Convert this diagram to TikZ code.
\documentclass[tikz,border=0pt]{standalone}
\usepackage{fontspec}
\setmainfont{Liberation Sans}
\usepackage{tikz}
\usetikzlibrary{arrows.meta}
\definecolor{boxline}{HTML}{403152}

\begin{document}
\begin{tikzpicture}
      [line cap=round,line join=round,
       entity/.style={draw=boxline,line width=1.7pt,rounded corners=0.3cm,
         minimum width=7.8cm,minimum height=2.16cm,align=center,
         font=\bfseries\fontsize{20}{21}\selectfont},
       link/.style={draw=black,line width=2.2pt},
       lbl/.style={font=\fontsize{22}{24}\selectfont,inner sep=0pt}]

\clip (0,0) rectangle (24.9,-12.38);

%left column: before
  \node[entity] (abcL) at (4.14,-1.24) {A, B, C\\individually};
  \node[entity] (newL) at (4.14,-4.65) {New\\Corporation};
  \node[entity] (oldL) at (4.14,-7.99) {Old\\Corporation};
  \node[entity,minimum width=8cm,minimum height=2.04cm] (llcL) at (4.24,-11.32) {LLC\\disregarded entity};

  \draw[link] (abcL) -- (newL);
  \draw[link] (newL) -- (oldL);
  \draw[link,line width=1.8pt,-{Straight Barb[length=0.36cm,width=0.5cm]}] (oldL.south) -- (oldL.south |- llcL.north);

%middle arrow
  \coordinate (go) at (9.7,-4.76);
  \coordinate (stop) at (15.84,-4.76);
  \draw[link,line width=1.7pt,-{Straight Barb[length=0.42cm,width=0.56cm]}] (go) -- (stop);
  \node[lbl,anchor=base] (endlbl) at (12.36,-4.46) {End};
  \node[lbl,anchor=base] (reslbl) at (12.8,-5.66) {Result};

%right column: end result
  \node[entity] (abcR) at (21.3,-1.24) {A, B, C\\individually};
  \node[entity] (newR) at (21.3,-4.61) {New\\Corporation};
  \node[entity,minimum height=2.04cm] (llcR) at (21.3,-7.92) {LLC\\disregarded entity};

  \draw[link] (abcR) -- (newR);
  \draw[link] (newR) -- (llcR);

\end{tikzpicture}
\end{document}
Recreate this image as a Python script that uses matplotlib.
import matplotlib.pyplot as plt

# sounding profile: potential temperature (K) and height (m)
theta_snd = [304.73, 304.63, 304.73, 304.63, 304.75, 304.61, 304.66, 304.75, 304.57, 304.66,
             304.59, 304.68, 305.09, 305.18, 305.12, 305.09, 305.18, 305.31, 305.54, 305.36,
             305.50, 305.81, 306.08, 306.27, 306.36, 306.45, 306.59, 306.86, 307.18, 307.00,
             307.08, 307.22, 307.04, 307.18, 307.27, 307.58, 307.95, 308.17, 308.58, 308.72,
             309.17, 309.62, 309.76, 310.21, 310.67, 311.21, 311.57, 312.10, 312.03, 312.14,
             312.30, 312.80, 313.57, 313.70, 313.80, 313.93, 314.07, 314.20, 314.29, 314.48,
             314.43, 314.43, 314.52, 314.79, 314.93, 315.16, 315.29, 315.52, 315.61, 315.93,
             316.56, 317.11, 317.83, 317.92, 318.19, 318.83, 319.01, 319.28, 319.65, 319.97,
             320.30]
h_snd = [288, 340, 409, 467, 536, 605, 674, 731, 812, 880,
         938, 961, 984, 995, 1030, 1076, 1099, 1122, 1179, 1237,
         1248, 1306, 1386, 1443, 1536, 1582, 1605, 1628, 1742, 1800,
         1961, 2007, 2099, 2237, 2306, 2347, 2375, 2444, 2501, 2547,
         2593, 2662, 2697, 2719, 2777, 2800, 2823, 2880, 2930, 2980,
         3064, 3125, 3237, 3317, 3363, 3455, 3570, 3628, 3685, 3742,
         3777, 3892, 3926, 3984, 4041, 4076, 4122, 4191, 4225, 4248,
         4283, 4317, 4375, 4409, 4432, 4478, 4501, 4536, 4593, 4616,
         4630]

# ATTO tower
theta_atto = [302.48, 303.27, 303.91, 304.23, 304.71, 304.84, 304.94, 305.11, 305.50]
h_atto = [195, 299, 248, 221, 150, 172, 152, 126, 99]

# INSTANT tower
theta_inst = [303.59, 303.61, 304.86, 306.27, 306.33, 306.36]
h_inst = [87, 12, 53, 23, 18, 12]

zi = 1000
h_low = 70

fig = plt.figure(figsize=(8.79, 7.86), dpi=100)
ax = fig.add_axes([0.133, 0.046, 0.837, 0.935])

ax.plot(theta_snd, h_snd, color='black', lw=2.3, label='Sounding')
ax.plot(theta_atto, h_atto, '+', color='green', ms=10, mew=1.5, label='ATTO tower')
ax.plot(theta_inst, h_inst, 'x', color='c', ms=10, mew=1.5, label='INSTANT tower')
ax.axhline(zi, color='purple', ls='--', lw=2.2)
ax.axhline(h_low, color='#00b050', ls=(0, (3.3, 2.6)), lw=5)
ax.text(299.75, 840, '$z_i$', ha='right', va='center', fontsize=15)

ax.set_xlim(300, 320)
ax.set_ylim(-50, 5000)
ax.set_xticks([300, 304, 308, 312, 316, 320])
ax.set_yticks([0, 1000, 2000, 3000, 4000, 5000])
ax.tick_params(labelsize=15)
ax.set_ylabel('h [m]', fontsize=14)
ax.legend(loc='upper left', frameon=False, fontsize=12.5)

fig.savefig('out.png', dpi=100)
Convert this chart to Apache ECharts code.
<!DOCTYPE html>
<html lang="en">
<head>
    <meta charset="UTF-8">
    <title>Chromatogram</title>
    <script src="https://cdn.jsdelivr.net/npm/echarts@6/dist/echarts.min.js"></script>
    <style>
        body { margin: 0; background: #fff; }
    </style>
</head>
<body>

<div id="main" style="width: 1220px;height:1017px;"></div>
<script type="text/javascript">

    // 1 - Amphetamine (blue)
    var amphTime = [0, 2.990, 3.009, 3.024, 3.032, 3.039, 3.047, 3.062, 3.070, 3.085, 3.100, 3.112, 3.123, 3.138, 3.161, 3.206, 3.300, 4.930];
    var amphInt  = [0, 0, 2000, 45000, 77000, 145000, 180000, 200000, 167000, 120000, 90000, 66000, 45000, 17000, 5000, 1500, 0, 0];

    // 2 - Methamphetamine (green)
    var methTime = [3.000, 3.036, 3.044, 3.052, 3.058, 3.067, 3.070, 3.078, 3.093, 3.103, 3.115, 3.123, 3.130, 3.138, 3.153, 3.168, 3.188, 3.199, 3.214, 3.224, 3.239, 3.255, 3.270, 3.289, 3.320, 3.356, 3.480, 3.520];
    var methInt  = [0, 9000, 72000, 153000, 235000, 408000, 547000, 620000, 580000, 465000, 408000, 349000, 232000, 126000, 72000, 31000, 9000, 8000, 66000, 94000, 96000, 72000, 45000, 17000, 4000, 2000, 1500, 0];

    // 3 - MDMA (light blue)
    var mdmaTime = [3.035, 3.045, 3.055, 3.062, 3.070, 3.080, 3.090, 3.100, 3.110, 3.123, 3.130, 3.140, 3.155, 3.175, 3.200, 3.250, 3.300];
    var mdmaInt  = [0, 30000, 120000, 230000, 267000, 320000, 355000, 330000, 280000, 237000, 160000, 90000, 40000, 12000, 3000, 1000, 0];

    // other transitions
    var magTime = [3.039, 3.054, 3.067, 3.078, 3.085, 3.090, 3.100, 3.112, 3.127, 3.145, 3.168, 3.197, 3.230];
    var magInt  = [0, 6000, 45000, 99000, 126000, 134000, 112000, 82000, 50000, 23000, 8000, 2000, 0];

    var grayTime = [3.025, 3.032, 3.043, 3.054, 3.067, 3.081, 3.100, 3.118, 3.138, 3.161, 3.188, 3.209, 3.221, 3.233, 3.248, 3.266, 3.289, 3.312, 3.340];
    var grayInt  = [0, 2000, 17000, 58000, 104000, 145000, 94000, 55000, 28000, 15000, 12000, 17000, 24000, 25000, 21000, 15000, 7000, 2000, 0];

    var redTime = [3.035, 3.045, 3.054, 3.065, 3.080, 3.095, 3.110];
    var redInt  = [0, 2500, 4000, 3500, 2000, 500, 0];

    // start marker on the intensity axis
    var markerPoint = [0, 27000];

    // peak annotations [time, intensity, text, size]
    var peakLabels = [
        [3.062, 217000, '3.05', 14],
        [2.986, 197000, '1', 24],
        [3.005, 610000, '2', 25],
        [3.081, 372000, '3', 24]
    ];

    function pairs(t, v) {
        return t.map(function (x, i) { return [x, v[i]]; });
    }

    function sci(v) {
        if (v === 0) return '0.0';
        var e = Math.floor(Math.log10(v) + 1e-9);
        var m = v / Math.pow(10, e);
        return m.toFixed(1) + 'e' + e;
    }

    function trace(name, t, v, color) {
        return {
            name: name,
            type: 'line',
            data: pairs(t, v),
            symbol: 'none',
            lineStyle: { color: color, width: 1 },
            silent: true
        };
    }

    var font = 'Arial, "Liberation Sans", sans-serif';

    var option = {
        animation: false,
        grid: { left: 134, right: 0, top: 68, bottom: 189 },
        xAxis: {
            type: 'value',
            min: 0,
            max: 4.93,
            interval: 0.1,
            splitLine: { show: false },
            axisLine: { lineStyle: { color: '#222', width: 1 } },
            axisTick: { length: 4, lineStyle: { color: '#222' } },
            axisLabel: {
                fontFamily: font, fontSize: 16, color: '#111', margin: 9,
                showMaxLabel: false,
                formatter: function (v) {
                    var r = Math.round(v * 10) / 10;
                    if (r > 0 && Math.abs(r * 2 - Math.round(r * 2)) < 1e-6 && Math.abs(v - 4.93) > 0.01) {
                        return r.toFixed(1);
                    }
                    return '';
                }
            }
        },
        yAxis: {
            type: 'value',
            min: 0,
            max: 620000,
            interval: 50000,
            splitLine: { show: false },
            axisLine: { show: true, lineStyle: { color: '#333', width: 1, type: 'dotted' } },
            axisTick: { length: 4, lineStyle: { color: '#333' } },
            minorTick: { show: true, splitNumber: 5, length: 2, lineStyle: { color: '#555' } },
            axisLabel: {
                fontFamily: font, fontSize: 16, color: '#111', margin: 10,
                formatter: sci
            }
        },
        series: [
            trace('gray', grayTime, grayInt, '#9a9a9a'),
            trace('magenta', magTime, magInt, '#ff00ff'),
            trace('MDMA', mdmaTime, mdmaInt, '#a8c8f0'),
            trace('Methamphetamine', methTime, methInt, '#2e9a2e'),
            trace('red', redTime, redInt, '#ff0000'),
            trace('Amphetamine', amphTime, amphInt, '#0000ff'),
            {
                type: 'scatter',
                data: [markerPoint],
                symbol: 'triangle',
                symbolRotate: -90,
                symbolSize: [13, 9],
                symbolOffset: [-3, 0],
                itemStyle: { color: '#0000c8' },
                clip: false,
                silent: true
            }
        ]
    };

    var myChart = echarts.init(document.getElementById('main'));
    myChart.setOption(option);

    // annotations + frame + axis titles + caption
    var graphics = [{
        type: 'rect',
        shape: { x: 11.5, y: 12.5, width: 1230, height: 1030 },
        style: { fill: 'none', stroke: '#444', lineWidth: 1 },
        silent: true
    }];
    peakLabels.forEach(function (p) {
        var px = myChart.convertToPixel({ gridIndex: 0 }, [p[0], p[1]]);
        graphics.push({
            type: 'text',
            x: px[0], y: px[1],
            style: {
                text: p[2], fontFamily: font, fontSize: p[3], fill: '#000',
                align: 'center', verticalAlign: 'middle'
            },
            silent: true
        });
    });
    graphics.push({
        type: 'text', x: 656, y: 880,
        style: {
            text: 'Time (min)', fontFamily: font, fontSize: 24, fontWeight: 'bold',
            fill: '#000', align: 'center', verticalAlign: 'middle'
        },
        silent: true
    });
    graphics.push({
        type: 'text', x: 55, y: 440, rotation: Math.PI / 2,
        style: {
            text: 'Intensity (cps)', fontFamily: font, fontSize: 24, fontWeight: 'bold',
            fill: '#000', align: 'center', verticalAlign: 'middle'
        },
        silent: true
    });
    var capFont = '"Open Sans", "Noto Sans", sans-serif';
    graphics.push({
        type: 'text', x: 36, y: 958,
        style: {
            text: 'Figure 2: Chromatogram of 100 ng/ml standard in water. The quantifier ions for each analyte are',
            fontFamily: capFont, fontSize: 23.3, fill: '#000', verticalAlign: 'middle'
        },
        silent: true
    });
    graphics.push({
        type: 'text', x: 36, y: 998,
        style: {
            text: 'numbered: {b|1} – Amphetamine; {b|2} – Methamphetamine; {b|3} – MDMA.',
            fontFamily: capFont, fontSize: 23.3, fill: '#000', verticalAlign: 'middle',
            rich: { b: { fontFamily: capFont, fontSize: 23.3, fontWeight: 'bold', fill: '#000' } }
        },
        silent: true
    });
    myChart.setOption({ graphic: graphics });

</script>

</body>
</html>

* Direction: Reproduce exactly the lines from the one containing "Convert this chart to Apache ECharts code." through the one containing "2000, 1500, 0];", inclusive, and nothing else.

* Result below:
Convert this chart to Apache ECharts code.
<!DOCTYPE html>
<html lang="en">
<head>
    <meta charset="UTF-8">
    <title>Chromatogram</title>
    <script src="https://cdn.jsdelivr.net/npm/echarts@6/dist/echarts.min.js"></script>
    <style>
        body { margin: 0; background: #fff; }
    </style>
</head>
<body>

<div id="main" style="width: 1220px;height:1017px;"></div>
<script type="text/javascript">

    // 1 - Amphetamine (blue)
    var amphTime = [0, 2.990, 3.009, 3.024, 3.032, 3.039, 3.047, 3.062, 3.070, 3.085, 3.100, 3.112, 3.123, 3.138, 3.161, 3.206, 3.300, 4.930];
    var amphInt  = [0, 0, 2000, 45000, 77000, 145000, 180000, 200000, 167000, 120000, 90000, 66000, 45000, 17000, 5000, 1500, 0, 0];

    // 2 - Methamphetamine (green)
    var methTime = [3.000, 3.036, 3.044, 3.052, 3.058, 3.067, 3.070, 3.078, 3.093, 3.103, 3.115, 3.123, 3.130, 3.138, 3.153, 3.168, 3.188, 3.199, 3.214, 3.224, 3.239, 3.255, 3.270, 3.289, 3.320, 3.356, 3.480, 3.520];
    var methInt  = [0, 9000, 72000, 153000, 235000, 408000, 547000, 620000, 580000, 465000, 408000, 349000, 232000, 126000, 72000, 31000, 9000, 8000, 66000, 94000, 96000, 72000, 45000, 17000, 4000, 2000, 1500, 0];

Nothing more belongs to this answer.